SA gold miners wrestle with housing targets – by David McKay ( – April 17, 2015)

[] – THE release of a preliminary report into how South African mining firms measured up against the targets outlined in the 2004 mining charter, which was updated in 2010, was predictably focused on ownership.

This is the issue regarding the mining charter’s demand that a minimum 26% of South Africa’s mining companies be owned by historically disadvantaged South Africans (HDSAs). The mining sector believes that target has been met whilst the Department of Mineral Resources (DMR) insists it has not.

The difference of opinion turns on the DMR’s refusal to acknowledge transactions that are now no longer in existence of which the best example is Mvelaphanda Resources, a Johannesburg-listed mining company that was closed in about 2010.

Ngoako Ramalathlodi, mines minister, has agreed to take the matter to the High Court jointly with the Chamber of Mines. As a lawyer, he knows that fighting the matter separately could take a considerable amount of time and lead to more uncertainty for the sector.

A lesser known aspect of the mining charter, however, is the DMR’s unhappiness with the sector’s efforts to improve housing and living conditions, as well as sustainable development. As with the ownership targets, the DMR believes the sector has failed the charter.

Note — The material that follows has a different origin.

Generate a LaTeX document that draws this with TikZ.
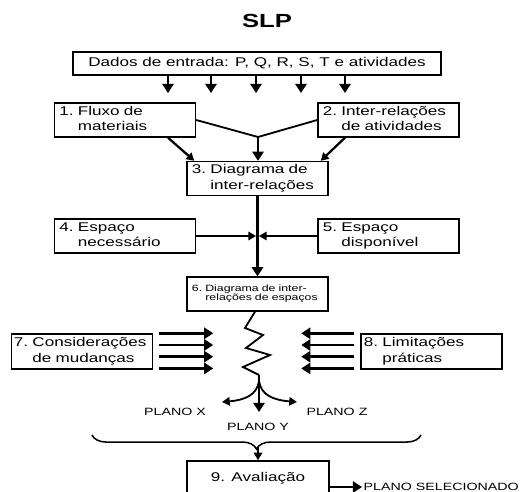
\documentclass[tikz,border=0pt]{standalone}
\usepackage{fontspec}
\setmainfont{Liberation Sans}[FakeStretch=1.35]
\usetikzlibrary{arrows.meta,decorations.pathreplacing,calc}

\newcommand{\numlbl}[3]{\begin{tabular}{@{}l@{\ }l@{}}#1&#2\\&#3\end{tabular}}

\tikzset{
  frame/.style={draw, line width=1pt, inner ysep=0pt},
  box/.style={frame, minimum width=3.525cm, minimum height=0.85cm,
    text width=3.275cm, inner xsep=0.125cm, align=left,
    font=\fontsize{9}{10.7}\selectfont},
  arr/.style={-{Triangle[length=5.5pt,width=6pt]}, line width=1.3pt},
  bigarr/.style={-{Triangle[length=6.5pt,width=8pt]}, line width=2.1pt},
  lbl/.style={font=\fontsize{7.5}{9}\selectfont},
}

\begin{document}
\begin{tikzpicture}[x=0.025cm, y=-0.025cm]
  \useasboundingbox (0,0) rectangle (525,492);
  \node[font=\bfseries\fontsize{13.5}{16}\selectfont] (title) at (267,21) {SLP};
  \node[frame, minimum width=9.2cm, minimum height=0.575cm,
    font=\fontsize{9}{10.7}\selectfont] (dados) at (257,63.5)
    {Dados de entrada: P, Q, R, S, T e atividades};

  % boxes
  \node[box] (fluxo) at (125,120) {\numlbl{1.}{Fluxo de}{materiais}};
  \node[box] (inter) at (388.5,120) {\numlbl{2.}{Inter-relações}{de atividades}};
  \node[box] (diag) at (257.5,178.5) {\numlbl{3.}{Diagrama de}{inter-relações}};
  \node[box] (nec) at (125,236) {\numlbl{4.}{Espaço}{necessário}};
  \node[box] (disp) at (388.5,236) {\numlbl{5.}{Espaço}{disponível}};
  \node[box, font=\fontsize{6.5}{6.8}\selectfont] (esp) at (257.5,294)
    {\numlbl{6.}{Diagrama de inter-}{relações de espaços}};
  \node[box, minimum height=0.875cm, inner xsep=0.05cm, text width=3.4cm] (mud) at (82,351.5)
    {\numlbl{7.}{Considerações}{de mudanças}};
  \node[box, minimum height=0.875cm, inner xsep=0.075cm, text width=3.375cm] (prat) at (431.5,351.5)
    {\numlbl{8.}{Limitações}{práticas}};
  \node[box, minimum width=3.55cm, align=center] (aval) at (258,478) {9. Avaliação};

  % input arrows
  \foreach \x [count=\i] in {168,211,256,301,345}{
    \coordinate (d\i) at (\x,93);
    \draw[bigarr] (dados.south -| d\i) -- (d\i);
  }

  \coordinate (j) at (258,137);
  \draw[line width=1.3pt] (fluxo.east) -- (j) -- (inter.west);
  \draw[bigarr] (j) -- (j |- diag.north);
  \draw[arr, line width=1.6pt] (fluxo.south -| d1) -- ([xshift=0.2cm]diag.north west);
  \draw[arr, line width=1.6pt] (inter.south -| d5) -- ([xshift=-0.2cm]diag.north east);

  \draw[bigarr] (diag.south) -- (esp.north);
  \coordinate (m) at (diag.south |- nec.east);
  \draw[arr] (nec.east) -- ([xshift=-1pt]m);
  \draw[arr] (disp.west) -- ([xshift=1pt]m);

  % zigzag
  \draw[line width=1.3pt] (esp.south) ++(-2.5,0) -- (245,328) -- (263,335) -- (246,348)
    -- (270,355) -- (243,367) -- (259,375) coordinate (z);
  \foreach \k in {0,...,3}{
    \draw[bigarr] ([shift={(6,11.7*\k)}]mud.north east) -- ++(54,0);
    \draw[bigarr] ([shift={(-6,11.7*\k)}]prat.north west) -- ++(-53,0);
  }

  % plans
  \node[lbl] (plx) at (175,412) {PLANO X};
  \node[lbl] (plz) at (337,412) {PLANO Z};
  \node[lbl] (ply) at (258,427) {PLANO Y};
  \coordinate (py) at (259,412);
  \coordinate (bx) at (259,381);
  \coordinate (xl) at (222,402);
  \coordinate (xr) at (297,402);
  \draw[bigarr] (z) -- (py);
  \draw[arr] (bx) .. controls (257,395) and (245,400) .. (xl);
  \draw[arr] (bx) .. controls (261,395) and (273,400) .. (xr);

  \coordinate (bl) at (92,435);
  \coordinate (br) at (421,435);
  \coordinate (bt) at (258,447);
  \draw[decorate, decoration={brace, amplitude=10pt}, line width=1.1pt] (br) -- (bl);
  \draw[arr] (bt) -- (aval.north);

  \node[lbl, anchor=west, inner xsep=1pt] (sel) at (362,487) {PLANO SELECIONADO};
  \draw[bigarr] (aval.east |- sel.west) -- (sel.west);
\end{tikzpicture}
\end{document}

Roughly 63% of rightholders – companies that were granted a new order mining right by the DMR and have the licence to mine – successfully converted hostels to either family units or single accommodation units. However, more could be done, said the DMR.

“The drive to improve the living standards of mineworkers has not been fully realised,” said Ramatlhodi. “More needs to be done to address the broader objective of ensuring that mineworkers live in decent accommodation,” he said.